En théorie, la politesse englobe, voire commence par la morale, mais en pratique, elle est tout autant une question d'acquisitions matérielles et de manières urbaines.
Extrait de "A Polite and Commercial People: England 1727 - 1783" de Paul Langford (1989):
En un sens, la politesse était une conséquence logique du commerce. Une société féodale et une économie agraire étaient associées à un code d'honneur élaboré destiné à régir les relations entre quelques privilégiés. Leurs inférieurs pouvaient en toute sécurité être laissés à leur ignorance brutale sous des lois brutales. Mais une société dont l'élément le plus vigoureux et le plus important était une classe moyenne commerciale, impliquée à la fois dans la production et la consommation, nécessitait un moyen plus sophistiqué de réglementer les manières. La politesse transmettait la gentillesse, les connaissances et la sociabilité de la classe supérieure à une élite beaucoup plus large dont la seule qualité était l'argent, mais qui était heureuse de le dépenser pour acquérir le statut de gentleman.
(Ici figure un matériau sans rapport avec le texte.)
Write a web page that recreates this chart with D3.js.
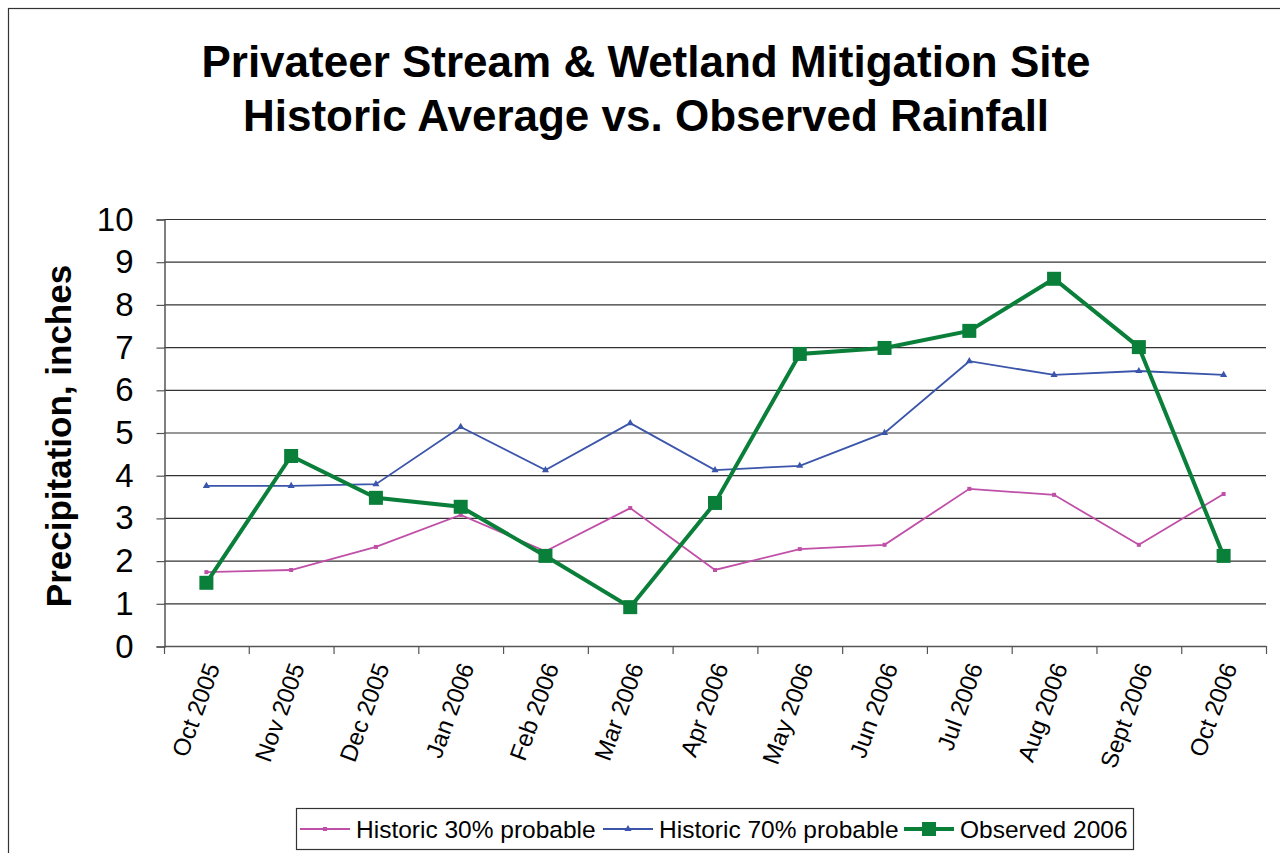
<!DOCTYPE html>
<html>
<head>
<meta charset="utf-8">
<script src="https://cdn.jsdelivr.net/npm/d3@7"></script>
<style>
  body { margin: 0; background: #fff; }
  svg { display: block; font-family: "Liberation Sans", Arial, sans-serif; }
</style>
</head>
<body>
<div class="svgContainer"></div>
<script>
let months = ["Oct 2005", "Nov 2005", "Dec 2005", "Jan 2006", "Feb 2006", "Mar 2006", "Apr 2006",
    "May 2006", "Jun 2006", "Jul 2006", "Aug 2006", "Sept 2006", "Oct 2006"];
let hist30 = [1.73, 1.78, 2.32, 3.07, 2.22, 3.23, 1.78, 2.27, 2.37, 3.68, 3.54, 2.37, 3.56];
let hist70 = [3.75, 3.75, 3.79, 5.13, 4.12, 5.22, 4.12, 4.22, 4.99, 6.67, 6.35, 6.44, 6.35];
let observed = [1.48, 4.45, 3.47, 3.26, 2.11, 0.91, 3.35, 6.84, 6.98, 7.38, 8.6, 7.0, 2.11];
let yTicks = [0, 1, 2, 3, 4, 5, 6, 7, 8, 9, 10];

let w = 1280;
let h = 853;

let plotLeft = 164, plotRight = 1266, plotTop = 219, plotBottom = 646;

let xScale = d3.scaleBand()
    .domain(months)
    .range([plotLeft, plotRight]);

let yScale = d3.scaleLinear()
    .domain([0, 10])
    .range([plotBottom, plotTop]);

const svg = d3.select(".svgContainer")
    .append("svg")
    .attr("width", w)
    .attr("height", h);

// outer frame (cut off at right/bottom like the reference)
svg.append("rect")
    .attr("x", 8.5).attr("y", 8.5)
    .attr("width", 1400).attr("height", 1000)
    .attr("fill", "none")
    .attr("stroke", "#333")
    .attr("stroke-width", 1.2);

// title
svg.append("text")
    .attr("x", 646).attr("y", 77)
    .attr("text-anchor", "middle")
    .attr("font-size", 44).attr("font-weight", "bold")
    .text("Privateer Stream & Wetland Mitigation Site");
svg.append("text")
    .attr("x", 646).attr("y", 131)
    .attr("text-anchor", "middle")
    .attr("font-size", 44).attr("font-weight", "bold")
    .text("Historic Average vs. Observed Rainfall");

// gridlines
svg.append("g")
    .selectAll("line")
    .data(yTicks.filter(d => d > 0))
    .enter()
    .append("line")
    .attr("x1", plotLeft).attr("x2", plotRight)
    .attr("y1", d => yScale(d) + 0.5).attr("y2", d => yScale(d) + 0.5)
    .attr("stroke", "#333").attr("stroke-width", 1.2);

// y axis
const yAxis = d3.axisLeft(yScale).tickValues(yTicks).tickSize(8).tickPadding(8);
const gy = svg.append("g")
    .attr("id", "y-axis")
    .attr("transform", `translate(${plotLeft + 0.5}, 0.5)`)
    .call(yAxis);
gy.select(".domain").attr("stroke", "#555").attr("stroke-width", 1.5);
gy.selectAll(".tick line").attr("stroke", "#555").attr("stroke-width", 1.2);
gy.selectAll("text")
    .attr("font-size", 33)
    .attr("font-family", "Liberation Sans, Arial, sans-serif")
    .attr("fill", "#000")
    .attr("x", -31);

// x axis with ticks between categories
let xTickPos = months.map(m => xScale(m)).concat([plotRight]);
svg.append("line")
    .attr("x1", plotLeft).attr("x2", plotRight)
    .attr("y1", plotBottom + 0.5).attr("y2", plotBottom + 0.5)
    .attr("stroke", "#555").attr("stroke-width", 1.5);
svg.append("g")
    .selectAll("line")
    .data(xTickPos)
    .enter()
    .append("line")
    .attr("x1", d => d + 0.5).attr("x2", d => d + 0.5)
    .attr("y1", plotBottom).attr("y2", plotBottom + 8)
    .attr("stroke", "#555").attr("stroke-width", 1.2);

svg.append("g")
    .selectAll("text")
    .data(months)
    .enter()
    .append("text")
    .attr("transform", d => `translate(${xScale(d) + xScale.bandwidth() / 2 + 6}, 664) rotate(-70)`)
    .attr("text-anchor", "end")
    .attr("dy", "0.35em")
    .attr("font-size", 24)
    .text(d => d);

// y axis title
svg.append("text")
    .attr("transform", "translate(71, 436) rotate(-90)")
    .attr("text-anchor", "middle")
    .attr("font-size", 35).attr("font-weight", "bold")
    .text("Precipitation, inches");

let cx = (d, i) => xScale(months[i]) + xScale.bandwidth() / 2;
let line = d3.line().x(cx).y(d => yScale(d));

let pink = "#C04FA8", blue = "#3A55AA", green = "#0A7F3A";

svg.append("path").datum(hist30)
    .attr("d", line).attr("fill", "none")
    .attr("stroke", pink).attr("stroke-width", 1.8);
svg.selectAll(".p30").data(hist30).enter().append("rect")
    .attr("x", (d, i) => cx(d, i) - 2).attr("y", d => yScale(d) - 2)
    .attr("width", 4).attr("height", 4).attr("fill", pink);

svg.append("path").datum(hist70)
    .attr("d", line).attr("fill", "none")
    .attr("stroke", blue).attr("stroke-width", 1.8);
let tri = d3.symbol().type(d3.symbolTriangle).size(22);
svg.selectAll(".p70").data(hist70).enter().append("path")
    .attr("d", tri)
    .attr("transform", (d, i) => `translate(${cx(d, i)}, ${yScale(d)})`)
    .attr("fill", blue);

svg.append("path").datum(observed)
    .attr("d", line).attr("fill", "none")
    .attr("stroke", green).attr("stroke-width", 4);
svg.selectAll(".obs").data(observed).enter().append("rect")
    .attr("x", (d, i) => cx(d, i) - 7).attr("y", d => yScale(d) - 7)
    .attr("width", 14).attr("height", 14).attr("fill", green);

// legend
let lg = svg.append("g");
lg.append("rect")
    .attr("x", 296.5).attr("y", 808.5)
    .attr("width", 837).attr("height", 41)
    .attr("fill", "#fff").attr("stroke", "#333").attr("stroke-width", 1.2);

let legendItems = [
    { label: "Historic 30% probable", color: pink, x: 300, sw: 1.8, marker: "sq4" },
    { label: "Historic 70% probable", color: blue, x: 603, sw: 1.8, marker: "tri" },
    { label: "Observed 2006", color: green, x: 904, sw: 4, marker: "sq14" }
];
let ly = 829;
legendItems.forEach(it => {
    lg.append("line")
        .attr("x1", it.x).attr("x2", it.x + 50)
        .attr("y1", ly).attr("y2", ly)
        .attr("stroke", it.color).attr("stroke-width", it.sw);
    if (it.marker === "sq4") {
        lg.append("rect").attr("x", it.x + 23).attr("y", ly - 2).attr("width", 4).attr("height", 4).attr("fill", it.color);
    } else if (it.marker === "tri") {
        lg.append("path").attr("d", tri).attr("transform", `translate(${it.x + 25}, ${ly})`).attr("fill", it.color);
    } else {
        lg.append("rect").attr("x", it.x + 18).attr("y", ly - 7).attr("width", 14).attr("height", 14).attr("fill", it.color);
    }
    lg.append("text")
        .attr("x", it.x + 56).attr("y", ly)
        .attr("dy", "0.35em")
        .attr("font-size", 24.5)
        .text(it.label);
});
</script>
</body>
</html>
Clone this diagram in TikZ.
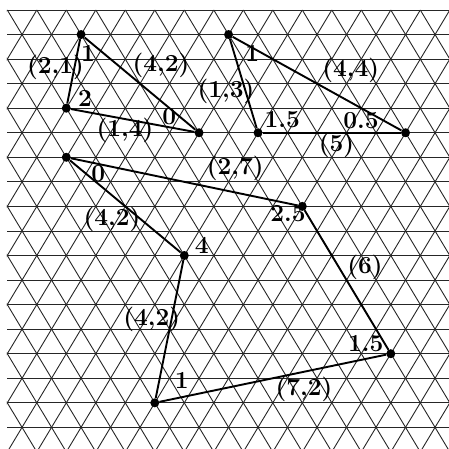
\documentclass[tikz,border=0pt]{standalone}
\tikzset{
  gridline/.style={line width=0.9pt, black!85},
  edge/.style={line width=1.9pt, black},
  dot/.style={circle, fill=black, inner sep=0pt, minimum size=9pt},
  lab/.style={inner sep=0pt, font=\fontsize{24.5}{29}\selectfont\bfseries}
}
\begin{document}
\begin{tikzpicture}[x=1pt,y=-1pt]
\useasboundingbox (0,0) rectangle (449,449);
% triangular grid
\begin{scope}
\clip (6.9,9.6) rectangle (449,449);
\foreach \j in {0,...,17} {
  \draw[gridline] (7.3,{10+24.55*\j}) -- (460,{10+24.55*\j});
}
\foreach \c in {-18,-16,...,30} {
  \draw[gridline] ({7.3+14.75*\c},10) -- ({7.3+14.75*(\c+18)},{10+24.55*18});
}
\foreach \s in {0,2,...,48} {
  \draw[gridline] ({7.3+14.75*\s},10) -- ({7.3+14.75*(\s-18)},{10+24.55*18});
}
\end{scope}
% vertices
\node[dot] (A) at (81.05,34.55) {};
\node[dot] (B) at (66.3,108.2) {};
\node[dot] (C) at (199.05,132.75) {};
\node[dot] (D) at (66.3,157.3) {};
\node[dot] (E) at (228.55,34.55) {};
\node[dot] (F) at (258.05,132.75) {};
\node[dot] (G) at (405.55,132.75) {};
\node[dot] (H) at (302.3,206.4) {};
\node[dot] (I) at (184.3,255.5) {};
\node[dot] (J) at (154.8,402.8) {};
\node[dot] (K) at (390.8,353.7) {};
% edges
\draw[edge] (A) -- (B);
\draw[edge] (A) -- (C);
\draw[edge] (B) -- (C);
\draw[edge] (E) -- (F);
\draw[edge] (E) -- (G);
\draw[edge] (F) -- (G);
\draw[edge] (D) -- (H);
\draw[edge] (D) -- (I);
\draw[edge] (H) -- (K);
\draw[edge] (I) -- (J);
\draw[edge] (J) -- (K);
% edge labels
\node[lab] (lAB) at (55.5,67) {(2,1)};
\node[lab] (lAC) at (161,65) {(4,2)};
\node[lab] (lBC) at (125,130) {(1,4)};
\node[lab] (lEF) at (226,91) {(1,3)};
\node[lab] (lEG) at (350.7,70) {(4,4)};
\node[lab] (lFG) at (336.5,145) {(5)};
\node[lab] (lDH) at (235.3,168.8) {(2,7)};
\node[lab] (lDI) at (112,219) {(4,2)};
\node[lab] (lHK) at (365,267) {(6)};
\node[lab] (lIJ) at (151.7,319) {(4,2)};
\node[lab] (lJK) at (304,389) {(7,2)};
% vertex labels
\node[lab] (vA) at (88,53) {1};
\node[lab] (vB) at (85,98.3) {2};
\node[lab] (vC) at (169.3,116.7) {0};
\node[lab] (vE) at (252.3,53.3) {1};
\node[lab] (vF) at (282.3,120) {1.5};
\node[lab] (vG) at (361,121) {0.5};
\node[lab] (vD) at (98.3,173.3) {0};
\node[lab] (vH) at (288,214) {2.5};
\node[lab] (vI) at (201.7,245) {4};
\node[lab] (vJ) at (181.7,380.7) {1};
\node[lab] (vK) at (365.7,344) {1.5};
\end{tikzpicture}
\end{document}
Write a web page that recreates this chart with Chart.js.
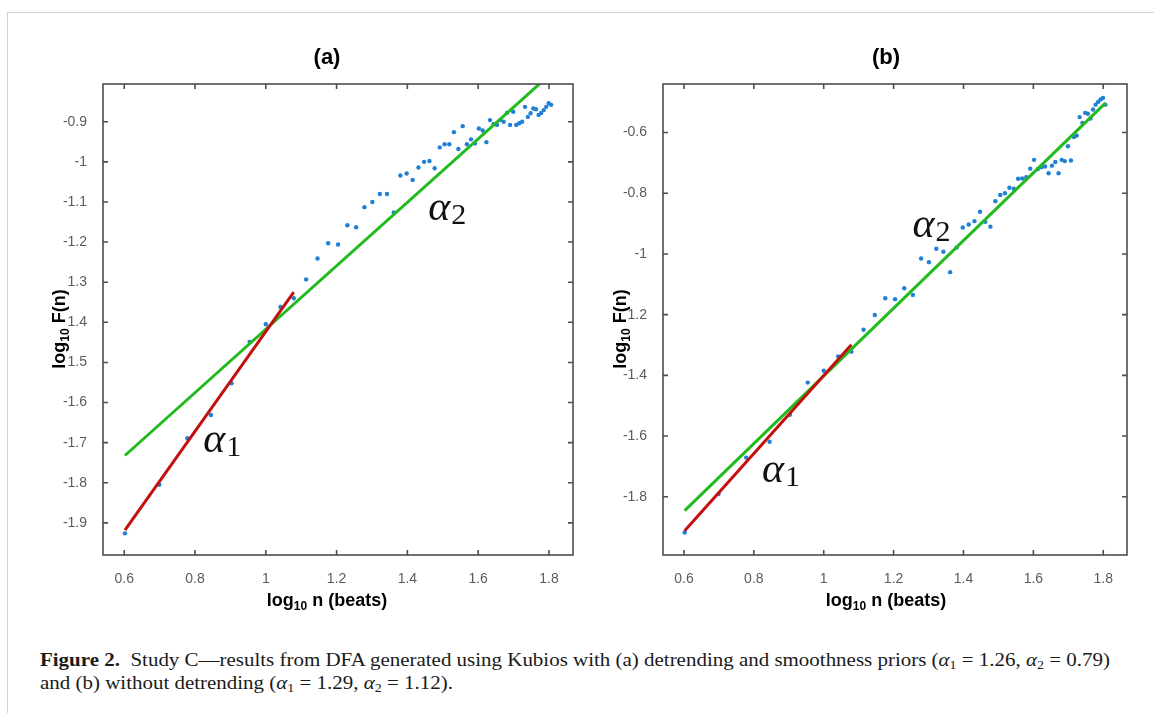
<!DOCTYPE html>
<html lang="en">
<head>
  <meta charset="UTF-8" />
  <title>Study C - DFA (Kubios)</title>
  <script src="https://cdn.jsdelivr.net/npm/chart.js"></script>
  <style>
    body { margin: 0; background: #fff; width: 1154px; height: 713px; position: relative; overflow: hidden; }
    #frame { position: absolute; left: 7px; top: 12px; width: 1200px; height: 800px;
             border-left: 1px solid #d2d2d2; border-top: 1px solid #d2d2d2; }
    .wrap { position: absolute; top: 0; width: 577px; height: 625px; }
    #wrapA { left: 0; }
    #wrapB { left: 577px; }
    .cap { position: absolute; left: 40px; font-family: "Liberation Serif", serif; font-size: 18px;
           line-height: 23px; color: #1a1a1a; white-space: nowrap; transform-origin: 0 0; }
    #cap1 { top: 649px; }
    #cap2 { top: 672px; }
    .cap sub { font-size: 12px; vertical-align: -3px; line-height: 0; }
  </style>
</head>
<body>
  <div id="frame"></div>

  <div class="wrap" id="wrapA"><canvas id="chartA" width="577" height="625"></canvas></div>
  <div class="wrap" id="wrapB"><canvas id="chartB" width="577" height="625"></canvas></div>

  <div class="cap" id="cap1"><b>Figure 2.</b>&nbsp; Study C—results from DFA generated using Kubios with (a) detrending and smoothness priors (<i>α</i><sub>1</sub> = 1.26, <i>α</i><sub>2</sub> = 0.79)</div>
  <div class="cap" id="cap2">and (b) without detrending (<i>α</i><sub>1</sub> = 1.29, <i>α</i><sub>2</sub> = 1.12).</div>

  <script>
    // window sizes n (beats), 4..64
    const beats = [4, 5, 6, 7, 8, 9, 10, 11, 12, 13, 14, 15, 16, 17, 18, 19, 20, 21, 22, 23, 24,
      25, 26, 27, 28, 29, 30, 31, 32, 33, 34, 35, 36, 37, 38, 39, 40, 41, 42, 43, 44,
      45, 46, 47, 48, 49, 50, 51, 52, 53, 54, 55, 56, 57, 58, 59, 60, 61, 62, 63, 64];

    // log10 F(n), panel (a): detrending + smoothness priors
    const logFa = [-1.926, -1.805, -1.689, -1.631, -1.552, -1.449, -1.405, -1.362, -1.340, -1.293,
      -1.241, -1.203, -1.206, -1.158, -1.163, -1.113, -1.100, -1.080, -1.080, -1.126,
      -1.034, -1.029, -1.045, -1.014, -1.000, -0.998, -1.016, -0.964, -0.956, -0.956,
      -0.926, -0.968, -0.911, -0.956, -0.944, -0.954, -0.917, -0.922, -0.951, -0.896,
      -0.906, -0.908, -0.896, -0.900, -0.878, -0.908, -0.875, -0.908, -0.904, -0.900,
      -0.863, -0.888, -0.879, -0.867, -0.869, -0.883, -0.878, -0.871, -0.863, -0.854, -0.858];

    // log10 F(n), panel (b): without detrending
    const logFb = [-1.918, -1.791, -1.671, -1.619, -1.530, -1.424, -1.385, -1.338, -1.322, -1.250,
      -1.201, -1.146, -1.149, -1.113, -1.135, -1.015, -1.027, -0.983, -0.993, -1.060,
      -0.979, -0.913, -0.903, -0.892, -0.861, -0.894, -0.910, -0.826, -0.806, -0.800,
      -0.782, -0.785, -0.752, -0.751, -0.747, -0.719, -0.690, -0.720, -0.714, -0.712,
      -0.734, -0.709, -0.697, -0.734, -0.690, -0.694, -0.645, -0.692, -0.615, -0.610,
      -0.549, -0.568, -0.535, -0.538, -0.554, -0.524, -0.508, -0.499, -0.491, -0.486, -0.508];

    // fitted lines (end points)
    const fitA1x = [0.602, 1.079], fitA1y = [-1.918, -1.325];
    const fitA2x = [0.602, 1.806], fitA2y = [-1.732, -0.780];
    const fitB1x = [0.602, 1.079], fitB1y = [-1.912, -1.299];
    const fitB2x = [0.602, 1.806], fitB2y = [-1.846, -0.503];

    // ticks
    const xTicks = [0.6, 0.8, 1, 1.2, 1.4, 1.6, 1.8];
    const xTickLabels = ['0.6', '0.8', '1', '1.2', '1.4', '1.6', '1.8'];
    const yTicksA = [-0.9, -1, -1.1, -1.2, -1.3, -1.4, -1.5, -1.6, -1.7, -1.8, -1.9];
    const yTickLabelsA = ['-0.9', '-1', '-1.1', '-1.2', '1.3', '1.4', '1.5', '-1.6', '-1.7', '-1.8', '-1.9'];
    const yTicksB = [-0.6, -0.8, -1, -1.2, -1.4, -1.6, -1.8];
    const yTickLabelsB = ['-0.6', '-0.8', '-1', '1.2', '-1.4', '-1.6', '-1.8'];

    const BLUE = '#1f80d6', RED = '#c40f0f', GREEN = '#22bb1e', AXIS = '#4d4d4d';
    const SANS = '"Liberation Sans", Arial, sans-serif';
    const SERIF = '"Liberation Serif", "Times New Roman", serif';

    const pts = (xs, ys) => xs.map((x, i) => ({ x: x, y: ys[i] }));

    // draws "log" + subscript "10" + rest, centred on (0,0) of the current transform
    function drawLogLabel(ctx, rest) {
      const big = 'bold 18px ' + SANS, small = 'bold 12px ' + SANS;
      ctx.font = big; const w1 = ctx.measureText('log').width, w3 = ctx.measureText(rest).width;
      ctx.font = small; const w2 = ctx.measureText('10').width;
      let x = -(w1 + w2 + w3) / 2;
      ctx.textAlign = 'left'; ctx.textBaseline = 'alphabetic'; ctx.fillStyle = '#000';
      ctx.font = big; ctx.fillText('log', x, 0); x += w1;
      ctx.font = small; ctx.fillText('10', x, 4); x += w2;
      ctx.font = big; ctx.fillText(rest, x, 0);
    }

    const decorPlugin = {
      id: 'decor',
      afterDraw(chart, args, o) {
        const ctx = chart.ctx, a = chart.chartArea;
        const xs = chart.scales.x, ys = chart.scales.y;
        ctx.save();
        // box + inward ticks
        ctx.strokeStyle = AXIS; ctx.lineWidth = 1.6;
        ctx.strokeRect(a.left, a.top, a.right - a.left, a.bottom - a.top);
        ctx.beginPath();
        xTicks.forEach(v => {
          const p = xs.getPixelForValue(v);
          ctx.moveTo(p, a.bottom); ctx.lineTo(p, a.bottom - 5);
          ctx.moveTo(p, a.top); ctx.lineTo(p, a.top + 5);
        });
        o.yTicks.forEach(v => {
          const p = ys.getPixelForValue(v);
          ctx.moveTo(a.left, p); ctx.lineTo(a.left + 5, p);
          ctx.moveTo(a.right, p); ctx.lineTo(a.right - 5, p);
        });
        ctx.stroke();

        // panel title
        ctx.fillStyle = '#000'; ctx.font = 'bold 22px ' + SANS;
        ctx.textAlign = 'center'; ctx.textBaseline = 'alphabetic';
        ctx.fillText(o.title, o.titleX, 64);

        // axis titles
        ctx.save(); ctx.translate(o.titleX, 606); drawLogLabel(ctx, ' n (beats)'); ctx.restore();
        ctx.save(); ctx.translate(o.yTitleX, 329); ctx.rotate(-Math.PI / 2); drawLogLabel(ctx, ' F(n)'); ctx.restore();

        // alpha annotations
        o.alphas.forEach(al => {
          const px = xs.getPixelForValue(al.x), py = ys.getPixelForValue(al.y);
          ctx.textAlign = 'left'; ctx.fillStyle = '#111';
          ctx.font = 'italic 42px ' + SERIF; ctx.fillText('α', px, py);
          const w = ctx.measureText('α').width;
          ctx.font = '30px ' + SERIF; ctx.fillText(al.sub, px + w + 1, py + 4);
        });
        ctx.restore();
      }
    };

    function makeChart(id, c) {
      return new Chart(document.getElementById(id), {
        type: 'scatter',
        data: {
          datasets: [
            { data: pts(c.fit1x, c.fit1y), showLine: true, borderColor: RED, borderWidth: 3, pointRadius: 0 },
            { data: pts(c.fit2x, c.fit2y), showLine: true, borderColor: GREEN, borderWidth: 3, pointRadius: 0 },
            { data: pts(beats.map(n => Math.log10(n)), c.scores), showLine: false,
              backgroundColor: BLUE, borderColor: BLUE, pointRadius: 2.2, pointBorderWidth: 0 }
          ]
        },
        options: {
          responsive: false,
          animation: false,
          layout: { padding: { left: 0, top: 84, right: c.padRight, bottom: 0 } },
          plugins: { legend: { display: false }, tooltip: { enabled: false },
            decor: { title: c.title, titleX: c.titleX, yTitleX: c.yTitleX, yTicks: c.yTicks, alphas: c.alphas } },
          scales: {
            x: {
              type: 'linear', min: 0.54, max: 1.868,
              grid: { display: false }, border: { display: false },
              afterBuildTicks: s => { s.ticks = xTicks.map(v => ({ value: v })); },
              afterFit: s => { s.height = 70; },
              ticks: { autoSkip: false, maxRotation: 0, padding: 8, color: '#5c5c5c',
                font: { family: SANS, size: 14 }, callback: (v, i) => xTickLabels[i] }
            },
            y: {
              type: 'linear', min: c.yMin, max: c.yMax,
              grid: { display: false }, border: { display: false },
              afterBuildTicks: s => { s.ticks = c.yTicks.map(v => ({ value: v })); },
              afterFit: s => { s.width = c.yWidth; },
              ticks: { autoSkip: false, padding: 8, color: '#5c5c5c',
                font: { family: SANS, size: 14 }, callback: (v, i) => c.yLabels[i] }
            }
          }
        },
        plugins: [decorPlugin]
      });
    }

    makeChart('chartA', {
      scores: logFa, fit1x: fitA1x, fit1y: fitA1y, fit2x: fitA2x, fit2y: fitA2y,
      yMin: -1.98, yMax: -0.806, yTicks: yTicksA, yLabels: yTickLabelsA,
      yWidth: 103, padRight: 4, title: '(a)', titleX: 327, yTitleX: 65,
      alphas: [{ x: 0.823, y: -1.723, sub: '1' }, { x: 1.459, y: -1.145, sub: '2' }]
    });

    makeChart('chartB', {
      scores: logFb, fit1x: fitB1x, fit1y: fitB1y, fit2x: fitB2x, fit2y: fitB2y,
      yMin: -1.992, yMax: -0.44, yTicks: yTicksB, yLabels: yTickLabelsB,
      yWidth: 86, padRight: 27, title: '(b)', titleX: 309, yTitleX: 49,
      alphas: [{ x: 0.823, y: -1.7525, sub: '1' }, { x: 1.254, y: -0.943, sub: '2' }]
    });

    // stretch the caption so that its first line spans the same width as in the figure
    const cap1 = document.getElementById('cap1'), cap2 = document.getElementById('cap2');
    const k = 1070 / cap1.offsetWidth;
    [cap1, cap2].forEach(el => { el.style.transform = 'scaleX(' + k + ')'; });
  </script>
</body>
</html>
En théorie, la politesse englobe, voire commence par la morale, mais en pratique, elle est tout autant une question d'acquisitions matérielles et de manières urbaines. Elle permettait et contrôlait une concurrence relativement ouverte pour le pouvoir, l'influence, les emplois, les épouses et les marchés. Bien qu'elle ait suscité beaucoup d'émulation et d'admiration pour les aristocrates, elle n'impliquait pas une société essentiellement aristocratique. La Grande-Bretagne du XVIIIe siècle était une ploutocratie, s'il en est, et même une ploutocratie dans laquelle le pouvoir était largement diffusé, constamment contesté et en constante adaptation aux nouvelles incursions de la richesse, souvent modeste.